**Source code of charts:**

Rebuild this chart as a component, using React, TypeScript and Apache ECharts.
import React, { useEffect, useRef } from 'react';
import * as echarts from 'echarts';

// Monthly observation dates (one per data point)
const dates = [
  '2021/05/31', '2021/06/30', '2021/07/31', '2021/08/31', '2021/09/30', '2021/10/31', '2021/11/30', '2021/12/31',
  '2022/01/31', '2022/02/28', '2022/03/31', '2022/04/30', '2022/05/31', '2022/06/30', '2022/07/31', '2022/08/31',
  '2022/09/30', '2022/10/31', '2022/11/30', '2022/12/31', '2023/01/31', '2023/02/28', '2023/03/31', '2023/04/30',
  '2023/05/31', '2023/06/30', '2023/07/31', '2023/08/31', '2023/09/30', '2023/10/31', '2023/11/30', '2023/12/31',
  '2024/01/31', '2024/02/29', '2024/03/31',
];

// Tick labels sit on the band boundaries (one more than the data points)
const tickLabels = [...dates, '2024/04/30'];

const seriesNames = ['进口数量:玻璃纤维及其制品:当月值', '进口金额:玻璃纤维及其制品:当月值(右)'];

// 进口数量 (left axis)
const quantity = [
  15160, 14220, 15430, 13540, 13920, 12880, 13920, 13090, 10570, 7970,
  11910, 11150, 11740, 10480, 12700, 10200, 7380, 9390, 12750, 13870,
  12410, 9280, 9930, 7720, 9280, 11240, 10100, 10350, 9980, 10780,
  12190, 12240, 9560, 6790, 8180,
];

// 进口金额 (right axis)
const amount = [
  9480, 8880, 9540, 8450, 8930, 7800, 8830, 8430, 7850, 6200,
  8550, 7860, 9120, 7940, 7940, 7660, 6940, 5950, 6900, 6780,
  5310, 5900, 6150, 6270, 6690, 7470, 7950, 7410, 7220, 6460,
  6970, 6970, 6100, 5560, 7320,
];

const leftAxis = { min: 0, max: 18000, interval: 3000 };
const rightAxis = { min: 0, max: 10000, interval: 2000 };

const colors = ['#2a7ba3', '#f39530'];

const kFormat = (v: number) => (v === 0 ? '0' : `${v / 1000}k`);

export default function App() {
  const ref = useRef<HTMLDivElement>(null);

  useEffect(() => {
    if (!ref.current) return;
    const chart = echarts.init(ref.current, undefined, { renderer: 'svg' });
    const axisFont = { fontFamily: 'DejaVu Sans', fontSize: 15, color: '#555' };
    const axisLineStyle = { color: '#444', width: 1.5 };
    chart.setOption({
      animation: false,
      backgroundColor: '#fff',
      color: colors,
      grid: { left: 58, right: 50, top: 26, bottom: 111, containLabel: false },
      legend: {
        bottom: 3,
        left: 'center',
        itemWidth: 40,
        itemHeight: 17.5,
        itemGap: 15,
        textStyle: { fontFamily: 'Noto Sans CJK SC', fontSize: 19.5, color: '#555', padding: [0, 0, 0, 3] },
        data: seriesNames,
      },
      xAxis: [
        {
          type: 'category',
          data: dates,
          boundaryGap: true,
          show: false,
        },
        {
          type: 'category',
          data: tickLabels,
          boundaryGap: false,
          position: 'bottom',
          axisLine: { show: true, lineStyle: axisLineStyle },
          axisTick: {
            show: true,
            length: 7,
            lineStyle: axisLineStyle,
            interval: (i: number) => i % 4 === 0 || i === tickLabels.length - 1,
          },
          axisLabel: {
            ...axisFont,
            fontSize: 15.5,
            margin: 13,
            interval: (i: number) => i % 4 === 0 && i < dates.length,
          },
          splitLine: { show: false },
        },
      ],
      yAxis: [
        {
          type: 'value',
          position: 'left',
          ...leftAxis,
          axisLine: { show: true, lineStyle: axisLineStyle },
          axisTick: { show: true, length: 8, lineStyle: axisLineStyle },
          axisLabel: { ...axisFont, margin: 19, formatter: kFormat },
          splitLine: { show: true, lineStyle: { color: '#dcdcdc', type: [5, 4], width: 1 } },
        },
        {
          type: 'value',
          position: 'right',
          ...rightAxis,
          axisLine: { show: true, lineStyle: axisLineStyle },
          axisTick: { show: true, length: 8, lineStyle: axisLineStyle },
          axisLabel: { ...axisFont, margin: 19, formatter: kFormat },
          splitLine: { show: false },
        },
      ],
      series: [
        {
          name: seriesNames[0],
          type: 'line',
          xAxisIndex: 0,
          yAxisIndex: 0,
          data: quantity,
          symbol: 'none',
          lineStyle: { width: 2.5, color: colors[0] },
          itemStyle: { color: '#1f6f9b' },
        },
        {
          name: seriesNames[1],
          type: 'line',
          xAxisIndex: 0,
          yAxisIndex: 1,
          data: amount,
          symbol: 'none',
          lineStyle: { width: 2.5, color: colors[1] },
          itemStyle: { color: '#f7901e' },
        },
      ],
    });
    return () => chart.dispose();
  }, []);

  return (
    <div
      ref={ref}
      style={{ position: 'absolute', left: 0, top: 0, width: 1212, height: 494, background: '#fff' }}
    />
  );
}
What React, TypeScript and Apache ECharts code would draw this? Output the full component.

**Exercise:**
The required output is the exact run of lines from the beginning of the listing above to the line that contains "const kFormat = (v: number)", inclusive of both.

**The solution:**
Rebuild this chart as a component, using React, TypeScript and Apache ECharts.
import React, { useEffect, useRef } from 'react';
import * as echarts from 'echarts';

// Monthly observation dates (one per data point)
const dates = [
  '2021/05/31', '2021/06/30', '2021/07/31', '2021/08/31', '2021/09/30', '2021/10/31', '2021/11/30', '2021/12/31',
  '2022/01/31', '2022/02/28', '2022/03/31', '2022/04/30', '2022/05/31', '2022/06/30', '2022/07/31', '2022/08/31',
  '2022/09/30', '2022/10/31', '2022/11/30', '2022/12/31', '2023/01/31', '2023/02/28', '2023/03/31', '2023/04/30',
  '2023/05/31', '2023/06/30', '2023/07/31', '2023/08/31', '2023/09/30', '2023/10/31', '2023/11/30', '2023/12/31',
  '2024/01/31', '2024/02/29', '2024/03/31',
];

// Tick labels sit on the band boundaries (one more than the data points)
const tickLabels = [...dates, '2024/04/30'];

const seriesNames = ['进口数量:玻璃纤维及其制品:当月值', '进口金额:玻璃纤维及其制品:当月值(右)'];

// 进口数量 (left axis)
const quantity = [
  15160, 14220, 15430, 13540, 13920, 12880, 13920, 13090, 10570, 7970,
  11910, 11150, 11740, 10480, 12700, 10200, 7380, 9390, 12750, 13870,
  12410, 9280, 9930, 7720, 9280, 11240, 10100, 10350, 9980, 10780,
  12190, 12240, 9560, 6790, 8180,
];

// 进口金额 (right axis)
const amount = [
  9480, 8880, 9540, 8450, 8930, 7800, 8830, 8430, 7850, 6200,
  8550, 7860, 9120, 7940, 7940, 7660, 6940, 5950, 6900, 6780,
  5310, 5900, 6150, 6270, 6690, 7470, 7950, 7410, 7220, 6460,
  6970, 6970, 6100, 5560, 7320,
];

const leftAxis = { min: 0, max: 18000, interval: 3000 };
const rightAxis = { min: 0, max: 10000, interval: 2000 };

const colors = ['#2a7ba3', '#f39530'];

const kFormat = (v: number) => (v === 0 ? '0' : `${v / 1000}k`);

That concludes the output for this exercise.